Emmanuel Macron, a French President and centrist politician, has been accused of "being an ultra-liberal president for the rich" by some members of the yellow vest movement or the left wing of France. He labelled himself as a "centrist liberal", refusing observations by critics that he is an "ultra-liberal" economically.

Javier Milei, the Argentinian President and right-libertarian politician, is variously described as an ultraconservative or an ultraliberal.

== Social liberalism ==
Ultraliberalism, in some countries, including the United States, could mean radical, "woke", or left-leaning social liberalism and progressivism; in this context, "ultra-liberal" often has a contrasting meaning to "ultra-conservative". Some American leftists or socialists, such as "Squad" politicians, are referred to as "ultra-liberal" in the American political context.

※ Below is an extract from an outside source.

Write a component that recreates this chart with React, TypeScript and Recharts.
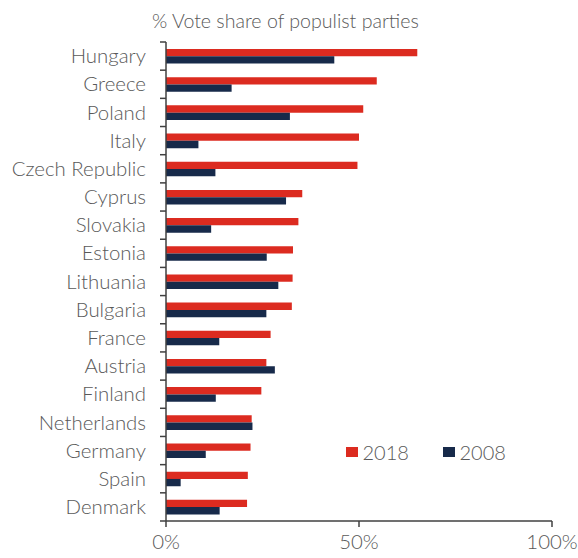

Hardline cultural liberal or civil libertarian stances are sometimes described as ultra-liberal. For example, the Ale Yarok, is considered "ultra-liberal" by Israel's political standards because it supported the legalization of marijuana, prostitution, and gambling. Mohammad-Reza Khatami is considered "ultra-liberal" by conservative Iran's political standards, as he supported the most Western liberal democracy among Iranian reformists.

The term "ultra-liberal" is also used to describe socially liberal views within religion; opposite term is "ultra-conservative" or "ultra-strict".